--- begin Data to use ---

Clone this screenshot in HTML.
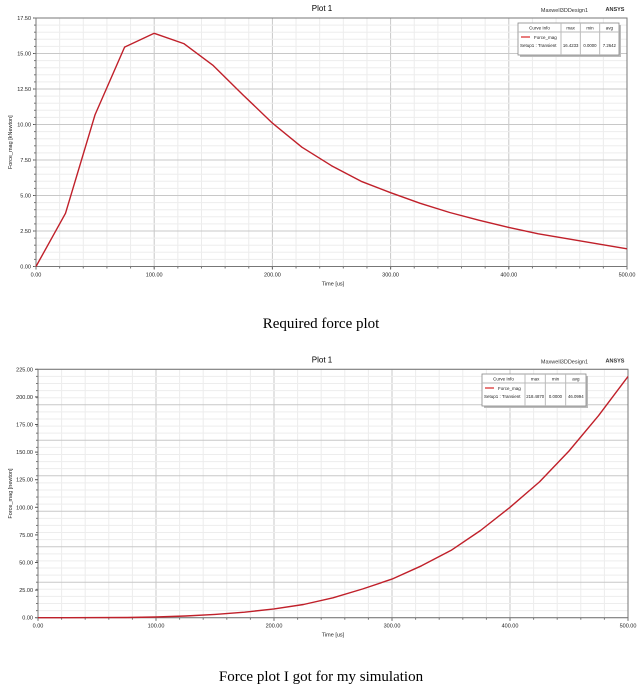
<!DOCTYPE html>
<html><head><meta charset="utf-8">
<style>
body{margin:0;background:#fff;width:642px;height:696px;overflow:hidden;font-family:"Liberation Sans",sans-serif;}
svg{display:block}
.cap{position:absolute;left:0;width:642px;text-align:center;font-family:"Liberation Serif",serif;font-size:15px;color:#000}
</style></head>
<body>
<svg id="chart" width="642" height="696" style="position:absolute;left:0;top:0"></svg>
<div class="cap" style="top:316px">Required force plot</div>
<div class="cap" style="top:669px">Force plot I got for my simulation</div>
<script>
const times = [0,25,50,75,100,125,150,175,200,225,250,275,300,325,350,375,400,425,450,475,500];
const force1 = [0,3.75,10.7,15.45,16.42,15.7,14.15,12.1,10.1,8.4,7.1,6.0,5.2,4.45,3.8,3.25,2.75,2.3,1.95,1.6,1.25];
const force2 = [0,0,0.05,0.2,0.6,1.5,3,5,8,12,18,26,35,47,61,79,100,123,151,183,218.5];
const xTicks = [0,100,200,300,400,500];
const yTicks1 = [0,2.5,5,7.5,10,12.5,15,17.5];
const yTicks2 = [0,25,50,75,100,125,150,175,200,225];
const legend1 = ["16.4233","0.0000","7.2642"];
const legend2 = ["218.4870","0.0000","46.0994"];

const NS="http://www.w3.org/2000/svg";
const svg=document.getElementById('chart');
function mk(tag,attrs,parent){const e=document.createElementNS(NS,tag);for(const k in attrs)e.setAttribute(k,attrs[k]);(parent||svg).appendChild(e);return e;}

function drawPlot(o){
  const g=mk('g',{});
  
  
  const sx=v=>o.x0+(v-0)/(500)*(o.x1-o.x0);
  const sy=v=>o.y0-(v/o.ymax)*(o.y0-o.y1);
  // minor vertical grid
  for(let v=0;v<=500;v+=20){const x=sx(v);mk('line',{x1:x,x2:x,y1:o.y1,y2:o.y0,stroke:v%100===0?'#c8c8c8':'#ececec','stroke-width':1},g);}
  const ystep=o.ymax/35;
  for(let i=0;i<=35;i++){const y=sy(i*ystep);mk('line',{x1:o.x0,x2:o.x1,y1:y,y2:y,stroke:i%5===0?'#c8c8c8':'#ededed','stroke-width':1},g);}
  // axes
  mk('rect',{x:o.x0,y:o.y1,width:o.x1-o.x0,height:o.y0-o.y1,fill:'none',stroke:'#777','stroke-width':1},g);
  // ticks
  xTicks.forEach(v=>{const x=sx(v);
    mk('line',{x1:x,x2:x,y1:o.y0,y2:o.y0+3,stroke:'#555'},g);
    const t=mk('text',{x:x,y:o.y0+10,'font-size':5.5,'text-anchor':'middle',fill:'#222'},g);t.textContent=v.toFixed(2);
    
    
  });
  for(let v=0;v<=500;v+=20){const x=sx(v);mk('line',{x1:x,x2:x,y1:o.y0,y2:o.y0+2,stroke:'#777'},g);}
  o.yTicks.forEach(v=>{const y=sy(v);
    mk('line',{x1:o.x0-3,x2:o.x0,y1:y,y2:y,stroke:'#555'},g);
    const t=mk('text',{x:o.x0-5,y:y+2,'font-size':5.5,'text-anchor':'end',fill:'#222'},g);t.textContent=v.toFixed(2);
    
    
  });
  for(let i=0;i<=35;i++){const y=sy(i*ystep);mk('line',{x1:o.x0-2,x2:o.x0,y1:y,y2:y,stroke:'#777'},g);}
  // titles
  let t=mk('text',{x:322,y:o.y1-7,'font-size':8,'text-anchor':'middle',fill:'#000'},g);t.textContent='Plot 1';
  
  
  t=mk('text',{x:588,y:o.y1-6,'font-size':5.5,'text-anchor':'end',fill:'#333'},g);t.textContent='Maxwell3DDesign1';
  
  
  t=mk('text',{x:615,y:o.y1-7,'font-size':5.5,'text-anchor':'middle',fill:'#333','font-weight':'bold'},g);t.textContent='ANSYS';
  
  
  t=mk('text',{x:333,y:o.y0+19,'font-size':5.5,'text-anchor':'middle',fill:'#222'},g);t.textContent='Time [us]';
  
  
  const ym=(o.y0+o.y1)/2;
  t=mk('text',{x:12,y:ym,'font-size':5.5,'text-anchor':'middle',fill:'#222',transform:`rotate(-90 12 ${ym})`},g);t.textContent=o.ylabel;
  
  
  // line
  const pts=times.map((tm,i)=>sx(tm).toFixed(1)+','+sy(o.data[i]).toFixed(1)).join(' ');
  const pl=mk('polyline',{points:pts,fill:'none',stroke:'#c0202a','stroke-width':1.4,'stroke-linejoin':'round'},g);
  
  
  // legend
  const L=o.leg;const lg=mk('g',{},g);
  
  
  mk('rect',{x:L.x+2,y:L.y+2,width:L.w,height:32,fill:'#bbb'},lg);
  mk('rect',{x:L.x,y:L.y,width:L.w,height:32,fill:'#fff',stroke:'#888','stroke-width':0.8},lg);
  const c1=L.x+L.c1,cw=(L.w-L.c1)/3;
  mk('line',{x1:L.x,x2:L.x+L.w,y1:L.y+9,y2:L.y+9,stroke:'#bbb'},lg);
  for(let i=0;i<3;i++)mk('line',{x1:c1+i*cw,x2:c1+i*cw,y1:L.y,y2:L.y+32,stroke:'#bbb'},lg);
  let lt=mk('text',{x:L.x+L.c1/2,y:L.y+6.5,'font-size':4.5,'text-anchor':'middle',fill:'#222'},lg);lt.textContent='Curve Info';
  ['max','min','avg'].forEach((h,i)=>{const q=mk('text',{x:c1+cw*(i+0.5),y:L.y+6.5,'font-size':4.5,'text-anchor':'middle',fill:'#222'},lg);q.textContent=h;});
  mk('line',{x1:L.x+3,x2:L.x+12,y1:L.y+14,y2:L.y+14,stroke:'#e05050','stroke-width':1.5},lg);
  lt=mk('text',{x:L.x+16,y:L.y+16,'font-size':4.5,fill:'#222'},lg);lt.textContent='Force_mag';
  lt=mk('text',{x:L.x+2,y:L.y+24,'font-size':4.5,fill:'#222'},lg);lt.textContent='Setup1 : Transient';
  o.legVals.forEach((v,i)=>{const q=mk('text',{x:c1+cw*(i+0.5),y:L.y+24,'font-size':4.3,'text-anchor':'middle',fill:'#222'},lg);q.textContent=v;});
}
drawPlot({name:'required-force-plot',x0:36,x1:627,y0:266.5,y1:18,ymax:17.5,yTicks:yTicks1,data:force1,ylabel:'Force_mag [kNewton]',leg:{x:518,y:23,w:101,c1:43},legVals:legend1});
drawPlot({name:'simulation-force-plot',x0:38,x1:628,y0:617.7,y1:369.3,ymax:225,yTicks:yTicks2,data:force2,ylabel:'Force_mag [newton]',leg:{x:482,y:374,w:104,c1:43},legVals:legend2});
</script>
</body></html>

--- end Data to use ---
--- begin Data to use ---

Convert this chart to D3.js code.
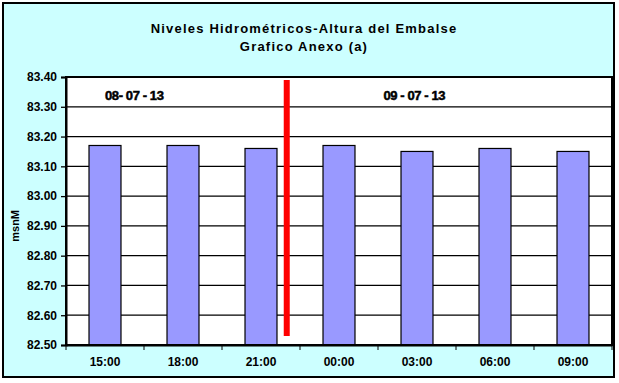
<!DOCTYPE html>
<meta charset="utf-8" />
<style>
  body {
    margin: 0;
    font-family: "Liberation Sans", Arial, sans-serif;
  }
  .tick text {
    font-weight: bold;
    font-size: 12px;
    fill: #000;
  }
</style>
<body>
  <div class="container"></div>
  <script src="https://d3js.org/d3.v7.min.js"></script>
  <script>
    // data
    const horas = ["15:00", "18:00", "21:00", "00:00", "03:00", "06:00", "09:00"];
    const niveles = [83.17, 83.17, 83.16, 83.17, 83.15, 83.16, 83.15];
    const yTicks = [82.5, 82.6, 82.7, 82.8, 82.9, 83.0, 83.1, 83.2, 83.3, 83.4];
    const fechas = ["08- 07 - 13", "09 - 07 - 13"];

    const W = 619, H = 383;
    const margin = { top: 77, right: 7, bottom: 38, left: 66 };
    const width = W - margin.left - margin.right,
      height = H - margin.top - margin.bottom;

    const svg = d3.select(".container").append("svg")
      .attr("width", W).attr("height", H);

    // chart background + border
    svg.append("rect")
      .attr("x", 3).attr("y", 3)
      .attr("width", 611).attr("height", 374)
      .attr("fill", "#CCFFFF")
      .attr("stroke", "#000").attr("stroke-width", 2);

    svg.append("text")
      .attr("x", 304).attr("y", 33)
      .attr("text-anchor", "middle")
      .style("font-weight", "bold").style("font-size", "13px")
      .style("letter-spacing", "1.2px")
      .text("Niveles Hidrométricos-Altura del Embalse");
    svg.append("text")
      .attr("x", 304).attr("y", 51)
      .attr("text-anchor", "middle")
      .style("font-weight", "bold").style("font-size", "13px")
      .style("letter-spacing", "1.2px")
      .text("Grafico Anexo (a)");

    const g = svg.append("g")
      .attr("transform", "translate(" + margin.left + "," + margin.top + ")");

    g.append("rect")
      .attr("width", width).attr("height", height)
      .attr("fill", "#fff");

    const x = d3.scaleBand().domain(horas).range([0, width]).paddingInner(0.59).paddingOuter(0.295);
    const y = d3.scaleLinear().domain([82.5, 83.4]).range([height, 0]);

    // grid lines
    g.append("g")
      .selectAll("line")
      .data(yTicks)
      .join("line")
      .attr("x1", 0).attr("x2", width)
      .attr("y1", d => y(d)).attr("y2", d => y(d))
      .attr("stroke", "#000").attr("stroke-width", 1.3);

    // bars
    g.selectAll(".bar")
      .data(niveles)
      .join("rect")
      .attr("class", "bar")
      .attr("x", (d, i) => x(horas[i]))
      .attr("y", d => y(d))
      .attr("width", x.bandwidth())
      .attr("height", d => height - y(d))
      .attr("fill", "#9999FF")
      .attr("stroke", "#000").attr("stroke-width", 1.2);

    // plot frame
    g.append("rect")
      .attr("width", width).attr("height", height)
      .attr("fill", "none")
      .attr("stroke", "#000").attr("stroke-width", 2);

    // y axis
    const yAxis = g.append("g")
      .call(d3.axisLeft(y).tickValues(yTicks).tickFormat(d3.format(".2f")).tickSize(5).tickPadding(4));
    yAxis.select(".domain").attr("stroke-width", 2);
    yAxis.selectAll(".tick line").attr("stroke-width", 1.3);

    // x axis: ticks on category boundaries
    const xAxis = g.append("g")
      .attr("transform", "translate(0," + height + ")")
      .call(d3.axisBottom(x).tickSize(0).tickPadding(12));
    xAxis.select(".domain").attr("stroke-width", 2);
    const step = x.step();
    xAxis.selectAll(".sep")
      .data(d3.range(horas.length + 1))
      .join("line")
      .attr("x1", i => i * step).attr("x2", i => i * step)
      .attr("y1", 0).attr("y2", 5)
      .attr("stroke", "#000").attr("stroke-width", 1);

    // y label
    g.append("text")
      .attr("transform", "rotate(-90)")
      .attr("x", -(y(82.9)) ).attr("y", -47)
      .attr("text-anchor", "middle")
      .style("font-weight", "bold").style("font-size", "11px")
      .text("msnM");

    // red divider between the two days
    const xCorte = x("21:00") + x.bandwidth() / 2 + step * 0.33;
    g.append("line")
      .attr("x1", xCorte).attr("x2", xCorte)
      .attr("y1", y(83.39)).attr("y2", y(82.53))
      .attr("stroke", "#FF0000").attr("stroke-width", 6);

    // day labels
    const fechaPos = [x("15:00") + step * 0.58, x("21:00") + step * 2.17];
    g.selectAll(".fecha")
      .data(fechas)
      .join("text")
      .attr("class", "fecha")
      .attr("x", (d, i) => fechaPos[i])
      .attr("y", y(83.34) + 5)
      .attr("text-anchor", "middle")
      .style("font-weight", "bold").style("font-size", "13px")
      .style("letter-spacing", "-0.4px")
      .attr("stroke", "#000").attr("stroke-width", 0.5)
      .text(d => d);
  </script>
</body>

--- end Data to use ---
--- begin Data to use ---

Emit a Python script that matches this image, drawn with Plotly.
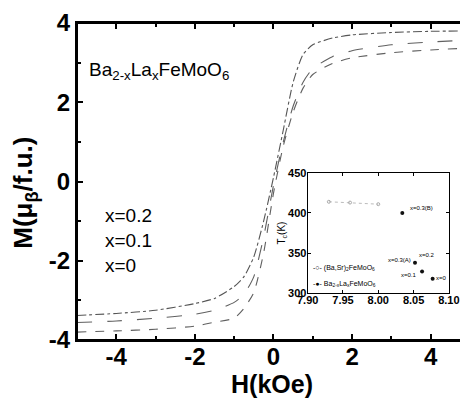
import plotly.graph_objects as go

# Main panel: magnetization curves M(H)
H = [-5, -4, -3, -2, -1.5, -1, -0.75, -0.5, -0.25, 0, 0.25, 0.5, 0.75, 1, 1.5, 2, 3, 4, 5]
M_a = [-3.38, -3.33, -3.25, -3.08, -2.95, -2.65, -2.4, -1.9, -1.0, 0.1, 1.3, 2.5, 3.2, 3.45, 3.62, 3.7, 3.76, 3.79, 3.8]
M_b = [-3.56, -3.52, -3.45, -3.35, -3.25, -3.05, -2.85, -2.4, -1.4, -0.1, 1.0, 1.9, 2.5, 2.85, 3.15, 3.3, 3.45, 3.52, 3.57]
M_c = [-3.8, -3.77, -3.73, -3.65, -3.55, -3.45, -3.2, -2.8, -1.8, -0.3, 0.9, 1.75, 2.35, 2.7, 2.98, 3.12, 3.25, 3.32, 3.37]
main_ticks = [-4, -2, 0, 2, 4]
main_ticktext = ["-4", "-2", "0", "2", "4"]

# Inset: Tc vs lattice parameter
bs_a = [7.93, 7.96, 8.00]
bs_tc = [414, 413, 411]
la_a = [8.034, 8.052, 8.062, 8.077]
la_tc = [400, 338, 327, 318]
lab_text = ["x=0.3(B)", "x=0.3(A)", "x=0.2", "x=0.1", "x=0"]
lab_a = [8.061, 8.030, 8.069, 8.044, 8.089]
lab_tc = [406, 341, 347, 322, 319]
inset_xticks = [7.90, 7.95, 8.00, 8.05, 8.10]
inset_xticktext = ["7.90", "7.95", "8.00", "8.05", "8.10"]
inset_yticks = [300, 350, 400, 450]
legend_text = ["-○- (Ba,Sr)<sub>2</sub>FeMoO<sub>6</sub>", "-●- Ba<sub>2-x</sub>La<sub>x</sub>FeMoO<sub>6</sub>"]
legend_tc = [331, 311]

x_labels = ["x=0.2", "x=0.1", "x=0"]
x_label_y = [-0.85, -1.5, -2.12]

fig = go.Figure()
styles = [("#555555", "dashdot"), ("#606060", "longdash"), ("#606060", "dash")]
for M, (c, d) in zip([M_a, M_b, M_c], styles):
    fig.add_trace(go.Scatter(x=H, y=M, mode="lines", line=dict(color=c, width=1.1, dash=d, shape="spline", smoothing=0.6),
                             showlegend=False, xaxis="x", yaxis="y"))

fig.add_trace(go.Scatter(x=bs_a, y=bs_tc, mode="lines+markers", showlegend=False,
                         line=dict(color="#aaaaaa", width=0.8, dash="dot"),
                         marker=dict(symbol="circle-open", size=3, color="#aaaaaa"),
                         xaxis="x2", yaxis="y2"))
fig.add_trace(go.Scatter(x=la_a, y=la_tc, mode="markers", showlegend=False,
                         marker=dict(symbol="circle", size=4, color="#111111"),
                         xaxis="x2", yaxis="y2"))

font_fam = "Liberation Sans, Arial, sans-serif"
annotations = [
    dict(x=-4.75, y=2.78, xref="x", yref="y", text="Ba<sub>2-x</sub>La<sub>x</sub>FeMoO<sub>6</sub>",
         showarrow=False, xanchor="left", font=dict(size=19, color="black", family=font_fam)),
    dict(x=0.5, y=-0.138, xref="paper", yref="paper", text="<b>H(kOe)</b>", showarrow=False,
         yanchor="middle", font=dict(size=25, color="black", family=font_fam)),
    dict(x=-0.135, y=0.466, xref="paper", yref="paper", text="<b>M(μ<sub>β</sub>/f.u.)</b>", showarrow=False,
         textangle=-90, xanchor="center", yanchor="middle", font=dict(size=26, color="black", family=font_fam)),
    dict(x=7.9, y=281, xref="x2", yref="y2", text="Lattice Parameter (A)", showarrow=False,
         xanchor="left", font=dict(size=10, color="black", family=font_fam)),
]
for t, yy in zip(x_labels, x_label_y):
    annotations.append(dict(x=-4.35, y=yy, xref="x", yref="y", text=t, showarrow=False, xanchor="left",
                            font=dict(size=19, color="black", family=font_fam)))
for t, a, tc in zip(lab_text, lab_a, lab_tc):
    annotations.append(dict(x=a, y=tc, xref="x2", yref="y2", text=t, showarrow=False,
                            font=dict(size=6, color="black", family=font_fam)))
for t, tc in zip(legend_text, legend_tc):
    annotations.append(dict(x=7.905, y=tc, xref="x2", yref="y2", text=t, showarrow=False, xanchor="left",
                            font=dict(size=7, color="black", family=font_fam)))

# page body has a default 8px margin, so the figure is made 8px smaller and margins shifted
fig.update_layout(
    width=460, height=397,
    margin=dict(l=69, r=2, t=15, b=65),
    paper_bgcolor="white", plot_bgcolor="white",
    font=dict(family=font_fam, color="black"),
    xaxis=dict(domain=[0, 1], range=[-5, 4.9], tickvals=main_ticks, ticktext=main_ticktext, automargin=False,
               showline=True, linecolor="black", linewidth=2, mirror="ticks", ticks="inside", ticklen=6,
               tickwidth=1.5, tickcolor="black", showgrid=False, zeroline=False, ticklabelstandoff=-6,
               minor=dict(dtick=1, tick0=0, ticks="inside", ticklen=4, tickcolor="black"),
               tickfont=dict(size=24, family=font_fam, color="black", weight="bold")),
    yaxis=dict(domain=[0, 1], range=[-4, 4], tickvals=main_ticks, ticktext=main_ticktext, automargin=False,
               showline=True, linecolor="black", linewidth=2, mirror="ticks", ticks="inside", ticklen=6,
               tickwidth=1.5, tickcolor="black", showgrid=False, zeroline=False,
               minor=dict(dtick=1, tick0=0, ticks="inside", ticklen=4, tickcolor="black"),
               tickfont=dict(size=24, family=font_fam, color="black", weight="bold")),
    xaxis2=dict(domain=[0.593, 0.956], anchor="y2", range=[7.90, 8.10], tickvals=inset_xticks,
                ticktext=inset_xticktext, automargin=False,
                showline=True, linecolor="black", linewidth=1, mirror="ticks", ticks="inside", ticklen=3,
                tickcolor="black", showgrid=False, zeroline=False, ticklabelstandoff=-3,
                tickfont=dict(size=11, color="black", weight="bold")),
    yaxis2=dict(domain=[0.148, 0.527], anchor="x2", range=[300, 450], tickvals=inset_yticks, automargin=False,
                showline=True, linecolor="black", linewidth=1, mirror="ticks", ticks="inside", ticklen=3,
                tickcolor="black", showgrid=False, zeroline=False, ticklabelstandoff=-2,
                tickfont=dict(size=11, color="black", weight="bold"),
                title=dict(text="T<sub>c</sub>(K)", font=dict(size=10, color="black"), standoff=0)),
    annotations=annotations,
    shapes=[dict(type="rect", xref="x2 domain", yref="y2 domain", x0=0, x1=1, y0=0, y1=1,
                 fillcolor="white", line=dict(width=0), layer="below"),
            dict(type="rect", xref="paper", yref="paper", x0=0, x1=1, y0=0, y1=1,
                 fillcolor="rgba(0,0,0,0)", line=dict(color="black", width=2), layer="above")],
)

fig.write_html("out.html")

--- end Data to use ---

▸ **Given exercise**
Retype only the lines above from the one with "Emit a Python" through the one with "import plotly.graph_objects as go", exactly and with both ends. Images stay out.

▸ **Solved problem**
Emit a Python script that matches this image, drawn with Plotly.
import plotly.graph_objects as go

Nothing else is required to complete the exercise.